«Não é outro a causa do teu mal; tu próprio és o teu inimigo.»
- Sófocles, Édipo Rei
Para nós, portugueses, tão grave quanto a nossa falta de auto-estima só existe uma coisa: a nossa falta de auto-crítica.
Parece um paradoxo mas não é.
O caso, tudo o indica, é que muito poucos querem ser portugueses agora, no presente. Uns porque, pura e simplesmente, não querem ser portugueses, isto é, querem ser estrangeiros ou imitá-los religiosamente -são os assimilados, tal qual eram os pretos mais evoluídos das nossas antigas colónias; outros porque querem ser portugueses do passado; outros ainda porque não sabem o que querem, se é que querem alguma coisa fora do seu perpétuo êxtase umbilical - sendo que o umbigo, não raras vezes, serve de esgoto à vesícula. Existem também umas espécies mistas -dos que querem ser estrangeiros no passado e dos que querem ser estrangeiros no futuro - que consideraremos, por economia de texto, implícitos às duas primeiras.
Daqui, como é fácil de ver, resulta não o paradoxo, mas o quotidiano: o ser português aqui e agora, em plena tempestade, à beira do abismo não lhes interessa. Por um lado, só lhes merece desdém, sobranceria, rancor, quando não ódio declarado (e daí a falta de auto-estima); por outro, na medida em que não pertencem, em que não se integram no cenário, nunca se sentem minimamente responsáveis nem são, por inerência, em modo ou tempo algum, passíveis de reparo (e daí a ausência de auto-crítica). O país vê-se assim perspectivado ou dum promontório alienígena ou dum pedestal alienado.

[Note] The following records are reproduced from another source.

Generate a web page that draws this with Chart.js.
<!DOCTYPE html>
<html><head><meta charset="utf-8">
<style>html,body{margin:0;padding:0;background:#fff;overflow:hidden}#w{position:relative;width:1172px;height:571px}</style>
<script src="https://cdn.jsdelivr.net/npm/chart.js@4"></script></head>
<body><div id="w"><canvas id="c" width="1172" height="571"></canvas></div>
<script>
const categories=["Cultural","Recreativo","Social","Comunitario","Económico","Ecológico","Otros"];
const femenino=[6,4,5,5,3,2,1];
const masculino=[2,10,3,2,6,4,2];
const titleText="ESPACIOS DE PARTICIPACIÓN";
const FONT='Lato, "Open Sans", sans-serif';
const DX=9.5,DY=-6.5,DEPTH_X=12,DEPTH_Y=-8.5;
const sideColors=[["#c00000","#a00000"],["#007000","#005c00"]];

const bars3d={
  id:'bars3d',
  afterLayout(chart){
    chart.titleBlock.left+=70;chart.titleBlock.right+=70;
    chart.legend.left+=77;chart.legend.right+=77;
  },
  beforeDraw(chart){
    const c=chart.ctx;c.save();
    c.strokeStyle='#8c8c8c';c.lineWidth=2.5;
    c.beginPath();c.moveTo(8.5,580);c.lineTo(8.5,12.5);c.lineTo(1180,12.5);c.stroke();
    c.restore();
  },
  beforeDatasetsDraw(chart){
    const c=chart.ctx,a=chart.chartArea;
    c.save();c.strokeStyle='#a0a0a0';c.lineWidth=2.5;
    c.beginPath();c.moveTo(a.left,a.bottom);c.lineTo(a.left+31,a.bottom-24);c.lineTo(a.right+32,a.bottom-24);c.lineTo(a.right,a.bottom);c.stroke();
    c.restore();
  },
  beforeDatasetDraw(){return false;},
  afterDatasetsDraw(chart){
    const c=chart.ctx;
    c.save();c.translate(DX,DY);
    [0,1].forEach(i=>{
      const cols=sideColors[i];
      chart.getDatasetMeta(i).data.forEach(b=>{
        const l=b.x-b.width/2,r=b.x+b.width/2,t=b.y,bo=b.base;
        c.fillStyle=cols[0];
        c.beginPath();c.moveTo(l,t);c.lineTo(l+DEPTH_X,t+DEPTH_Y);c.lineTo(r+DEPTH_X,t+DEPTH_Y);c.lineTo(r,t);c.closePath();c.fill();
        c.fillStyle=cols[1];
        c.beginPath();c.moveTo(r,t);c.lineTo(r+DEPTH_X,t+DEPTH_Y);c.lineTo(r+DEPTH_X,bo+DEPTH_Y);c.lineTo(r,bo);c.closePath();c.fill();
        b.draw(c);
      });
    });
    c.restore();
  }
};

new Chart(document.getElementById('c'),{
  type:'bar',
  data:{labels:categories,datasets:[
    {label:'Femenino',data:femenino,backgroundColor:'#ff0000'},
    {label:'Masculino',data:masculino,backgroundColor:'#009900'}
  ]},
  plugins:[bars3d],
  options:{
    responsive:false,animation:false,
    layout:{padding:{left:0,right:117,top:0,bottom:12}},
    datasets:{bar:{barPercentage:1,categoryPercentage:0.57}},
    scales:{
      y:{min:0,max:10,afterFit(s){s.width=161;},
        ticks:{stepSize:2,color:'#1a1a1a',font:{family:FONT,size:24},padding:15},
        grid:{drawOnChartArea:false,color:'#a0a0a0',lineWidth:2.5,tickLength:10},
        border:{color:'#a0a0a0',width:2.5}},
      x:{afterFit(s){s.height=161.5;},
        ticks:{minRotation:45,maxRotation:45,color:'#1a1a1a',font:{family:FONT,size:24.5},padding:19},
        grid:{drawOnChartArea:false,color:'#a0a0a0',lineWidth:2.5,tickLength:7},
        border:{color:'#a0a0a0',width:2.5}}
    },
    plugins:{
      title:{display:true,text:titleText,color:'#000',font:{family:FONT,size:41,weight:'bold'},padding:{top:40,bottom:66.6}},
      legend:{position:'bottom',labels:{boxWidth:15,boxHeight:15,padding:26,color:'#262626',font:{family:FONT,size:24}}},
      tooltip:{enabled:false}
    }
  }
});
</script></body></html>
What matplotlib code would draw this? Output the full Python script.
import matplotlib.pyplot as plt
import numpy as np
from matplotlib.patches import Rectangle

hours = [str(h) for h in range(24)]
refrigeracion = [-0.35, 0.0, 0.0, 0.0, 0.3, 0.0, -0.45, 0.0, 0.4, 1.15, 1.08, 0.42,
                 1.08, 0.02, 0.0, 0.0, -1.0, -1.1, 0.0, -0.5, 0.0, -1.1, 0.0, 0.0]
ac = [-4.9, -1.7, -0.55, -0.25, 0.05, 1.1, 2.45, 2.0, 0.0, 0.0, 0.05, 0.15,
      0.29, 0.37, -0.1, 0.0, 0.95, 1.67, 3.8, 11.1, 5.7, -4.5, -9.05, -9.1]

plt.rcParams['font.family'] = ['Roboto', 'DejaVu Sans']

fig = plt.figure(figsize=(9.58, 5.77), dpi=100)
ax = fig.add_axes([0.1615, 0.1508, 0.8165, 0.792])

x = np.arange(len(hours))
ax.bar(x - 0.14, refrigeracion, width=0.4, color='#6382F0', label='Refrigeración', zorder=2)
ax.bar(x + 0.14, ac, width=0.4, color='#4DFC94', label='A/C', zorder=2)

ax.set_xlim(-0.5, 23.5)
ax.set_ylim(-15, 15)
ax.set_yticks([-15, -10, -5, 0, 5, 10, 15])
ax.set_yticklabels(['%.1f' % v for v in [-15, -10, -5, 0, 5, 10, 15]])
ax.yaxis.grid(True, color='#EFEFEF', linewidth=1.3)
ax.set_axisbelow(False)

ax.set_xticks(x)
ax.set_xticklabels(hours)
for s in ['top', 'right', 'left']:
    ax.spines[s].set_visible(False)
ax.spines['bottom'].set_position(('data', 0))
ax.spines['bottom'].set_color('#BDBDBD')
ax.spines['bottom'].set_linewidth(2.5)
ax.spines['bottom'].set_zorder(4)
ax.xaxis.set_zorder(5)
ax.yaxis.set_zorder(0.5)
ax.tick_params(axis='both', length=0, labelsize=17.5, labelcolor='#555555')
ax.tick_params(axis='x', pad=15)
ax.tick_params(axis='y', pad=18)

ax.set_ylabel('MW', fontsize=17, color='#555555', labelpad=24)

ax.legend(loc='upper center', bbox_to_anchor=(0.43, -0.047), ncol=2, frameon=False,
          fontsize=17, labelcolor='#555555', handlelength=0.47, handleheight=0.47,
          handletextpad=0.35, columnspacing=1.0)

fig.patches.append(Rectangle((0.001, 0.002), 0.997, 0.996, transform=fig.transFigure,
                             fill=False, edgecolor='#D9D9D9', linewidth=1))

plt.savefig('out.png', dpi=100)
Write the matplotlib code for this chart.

Não deixa de ser curioso que todos eles - os que querem ser estrangeiros, os que querem ser passado e os que não sabem o que querem porque querem tudo e mais alguma coisa -, concordam num aspecto fulcral: o sórdido presente do país não é consequência nem do estrangeiro, nem do passado, nem da preguiça volitiva congénita ou da cobardia instituída. Não, dir-se-ia que este presente infame eclodiu por geração espontânea ou por acção exclusiva daquela meia dúzia de irredutíveis que não quer, nem hoje nem nunca, fugir para o passado, nem para o estrangeiro, nem para uma contemplação maravilhosa do umbigo.
Quer dizer, há uma unanimidade em toda esta gente na desestima do Portugal presente e na crítica desapiedada aos desgraçados portugueses que ainda resistem e, por conseguinte, devem ser responsabilizados. Atente-se em como se produz o inefável concílio: para os estrangeirados a culpa é dos nacionais; para os passadistas a culpa é do presente; para os umbiguistas a culpa é dos outros.
Cumpre assim perguntar: afinal, quem são estes portugueses detestáveis do presente - os tais que não se refugiando no estrangeiro, no passado ou no umbigo, arcam com as culpas pelo Calvário acima?
Bem, certamente que não são as elites. Essas, como lhes compete e é apanágio da horda há uns séculos a esta parte, querem ser estrangeiras seja lá de que maneira for - no presente, no futuro ou no passado, mas estrangeiras. Maiores toca-pívias que as elites - do sucessozinho a qualquer preço, da vida fácil, do venha-a-nós - tenho sérias dúvidas que existam.
Também não são os agarrados da ordem - às telenovelas, publicidades, créditos e telechupetas todas que houver -, essa vasta chusma de migrantes/emigrantes, em acto ou potência, em catapulta ou lista de espera, no desemprego ou a borrarem-se de medo dele. Tais mamíferos de imitação, se as elites querem ser estrangeiras, então eles, por gana suprema, querem ser como as elites. E quando falam mal delas é, nitidamente, à maneira da raposa na fábula das uvas inatingíveis: "estão verdes, não prestam, só os cães as podem tragar."
O que é que sobra?
Sobra não sei exactamente quem, não sei exactamente como, nem sei exactamente onde, mas suspeito que, na realidade, não existe, e, se existe, então, seguramente, é uma espécie em via de extinção. Uma espécie que, com dificuldade crescente e algum desespero à mistura, luto por vislumbrar em mim próprio.
Talvez seja por isso, por gastarmos o tempo a aspirar ao que não somos e a deitar as culpas sobre algo que não existe, que acabamos por não viver nem sair de cima. Há lições que são eternas e vêm dos primórdios. Há verdades mais antigas que a nossa amnésia. Encontrar-nos-emos no lugar e na hora em que deixarmos de fugir de nós próprios.
Nem que seja para arrancarmos para sempre os olhos, por nos ser insuportável a visão do monstro em que nos tornámos.